February 06, 2008

But why should we keep the financial sector caged?

Sir Martin Wolf explaining “Why it is so hard to keep the financial sector caged” February 6, gives us ground to ask… are we supposed to cage the financial sector?

Besides offering a safe passage for our savings is not the financial sector also there to assist the society in the generation of decent jobs and the distribution of opportunities?

We have for soon two decades been led by the bank regulators into a risk-adverse frame of mind that carries with it significant other risks.

I hold that instead of minimizing risks, which one could do at least on paper by not taking any risks; and instead of focusing only on the possible crisis event, we need a much more holistic view and that at least starts by measuring the full results of the boom-bust cycle to see if, on the whole, it was worthwhile for the society at large, and most specially for future generations.

The Financial Times has teamed up with the International Finance Corporation (IFC) which is part of the World Bank Group to offer "The Sustainable Bank of the Year Award” and where it recognizes "the bank that has shown excellence in creating environmental, social and financial value across its operations." It is a great idea but why not take that opportunity to reflect upon that none of those worthy goals receive any incentive from the regulator, who's only concern in life is lessening the risks.

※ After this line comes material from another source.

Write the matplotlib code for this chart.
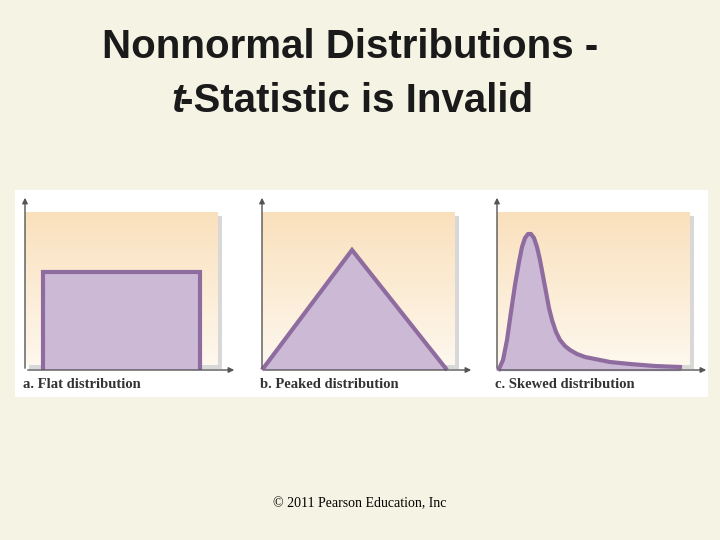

Not to risk anything for nothing is much worse than to risk all for something. Let us never forget that risk is the oxygen of development and that “No woman no cry” was not written for us to stop crying.

The irony of it all is that the regulator in all their risk/adverseness also created those new sources of systemic risks that have acted as detonator for our current turmoil; namely the empowerment of the credit rating agencies as their outsourced bureaucrats in charge of measuring the risks; and whom the markets blindly followed into subprime quick-sand laden swamps.